Teach your students not to groan when you say, “It’s time for poetry.” Make your lessons so much fun that the kids are begging for more. It’s easy; just think outside the box.
Coffee house chatter
Introduce your students to the coffee house of the past. Show them a snippet of Mike Myers and his recitation of the poem, “Woman.” from, “So I Married an Axe Murderer.” Ask each student to write a poem based on one word. Set your room up like a coffee shop. Bring in a coffeemaker and heat water. Use insulated cups and make all the students hot chocolate or fruity tea. Give the kids a microphone, even if it isn’t working, and have your own classroom coffee house. If possible, ask students to wear a black turtleneck and provide a black beret for the poet to wear.
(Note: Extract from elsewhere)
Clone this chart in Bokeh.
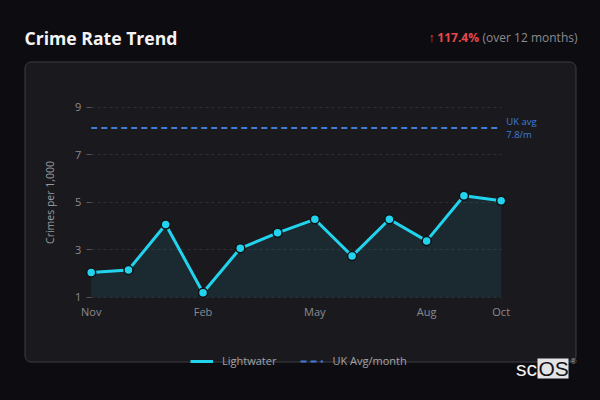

Older students may take the coffee house one step farther and have a poetry slam. In a poetry slam, students compete against one another. The audience votes for the winner. For more information, read about the poetry slams in the FAQ. To make it safe, give students a rubric so they know what they should look for as each child performs.
Younger students love to play with shapes. Help the kids outline a simple shape, like a kite, cloud or puppy on a large piece of drawing paper. The kids will write a poem about their subject, writing the words around the outline they have drawn. Using crayons, the kids will decorate their poem by coloring the shape and adding additional pictures.
Write a cinquain poem with the entire class. Then break the students up in small groups of two or three people. Give the kids a template for the poem at this link. Have each group of kids make a cootie catcher for their poem. Transfer the poem to the cootie catcher. Students will write one line on each of the flaps, starting one one flap and rotating in a clock-wise pattern. The final word will go on the back of the poem. Underneath each flap, the students will draw a picture that correlates with the words. Groups will share their cootie catchers with one another. Each will try to guess the subject of each poem. Check Scholastic for a detailed explanation.
Twist it up
Practice tongue-twisters with your kids. Here are a few that can help them practice. Then ask them to write their own alliteration poem and see if they can stump their classmates.
Edward Lear lives
Share the fun of the limerick with your students. The most-noted author, Edward Lear, has a plethora of fun poems. Here is a partial list. Using humor as the key, have students write entertaining limericks to share with the class. Give awards for the funniest poem in as many different categories that you can create.
Poetry doesn’t have to be dull and boring. Turning the job into fun will turn your students into poets.